What you have to do: Find every line with the word "this". Copy those lines.

Data extract:
####################

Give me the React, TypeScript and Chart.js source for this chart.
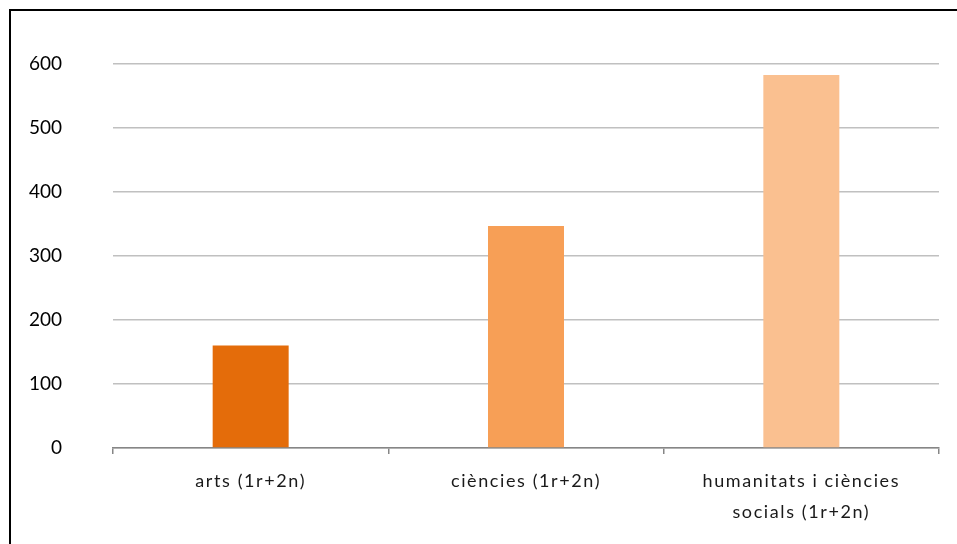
import React, { useEffect, useRef } from "react";
import { Chart, registerables } from "chart.js";

Chart.register(...registerables);

const categories: (string | string[])[] = [
  "arts (1r+2n)",
  "ciències (1r+2n)",
  ["humanitats i ciències", "socials (1r+2n)"],
];
const values = [160, 347, 583];
const barColors = ["#E46C0A", "#F79F56", "#FAC090"];
const yMin = 0;
const yMax = 600;
const yStep = 100;

const spacingPlugin = {
  id: "xLetterSpacing",
  beforeDraw(chart: any) {
    const sc = chart.scales.x;
    if (sc && !sc.__patched) {
      const orig = sc.drawLabels;
      sc.drawLabels = function (area: any) {
        const ctx = chart.ctx;
        ctx.save();
        (ctx as any).letterSpacing = "1.6px";
        orig.call(this, area);
        ctx.restore();
      };
      sc.__patched = true;
    }
  },
};

export default function App() {
  const ref = useRef<HTMLCanvasElement | null>(null);
  useEffect(() => {
    if (!ref.current) return;
    const chart = new Chart(ref.current, {
      type: "bar",
      data: {
        labels: categories,
        datasets: [
          {
            data: values,
            backgroundColor: barColors,
            borderWidth: 0,
            barPercentage: 0.276,
            categoryPercentage: 1,
          },
        ],
      },
      plugins: [spacingPlugin],
      options: {
        animation: false,
        responsive: false,
        maintainAspectRatio: false,
        layout: { padding: { top: 64, right: 18, bottom: 0, left: 0 } },
        plugins: { legend: { display: false }, tooltip: { enabled: false } },
        scales: {
          x: {
            grid: {
              display: true,
              offset: true,
              drawOnChartArea: false,
              drawTicks: true,
              tickLength: 6,
              color: "#868686",
              lineWidth: 1.5,
            },
            border: { display: true, color: "#868686", width: 1.5 },
            ticks: {
              color: "#1a1a1a",
              font: { family: "Lato, 'Open Sans', sans-serif", size: 18, lineHeight: 1.72 },
              padding: 12,
              maxRotation: 0,
              autoSkip: false,
            },
            afterFit: (s: any) => {
              s.height = 96;
            },
          },
          y: {
            min: yMin,
            max: yMax,
            grid: { color: "#c0c0c0", lineWidth: 1.5, drawTicks: false },
            border: { display: false },
            ticks: {
              stepSize: yStep,
              color: "#000",
              font: { family: "Lato, 'Open Sans', sans-serif", size: 19 },
              padding: 51,
            },
            afterFit: (s: any) => {
              s.width = 113;
            },
          },
        },
      },
    });
    return () => chart.destroy();
  }, []);
  return (
    <div style={{ position: "fixed", left: 0, top: 0, width: 957, height: 544, background: "#fff", overflow: "hidden" }}>
      <div
        style={{
          position: "absolute",
          left: 9,
          top: 9,
          width: 1000,
          height: 600,
          borderLeft: "2px solid #000",
          borderTop: "2px solid #000",
        }}
      />
      <canvas ref={ref} width={957} height={544} style={{ position: "absolute", left: 0, top: 0, width: 957, height: 544 }} />
    </div>
  );
}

####################

Correct output:
Give me the React, TypeScript and Chart.js source for this chart.
        orig.call(this, area);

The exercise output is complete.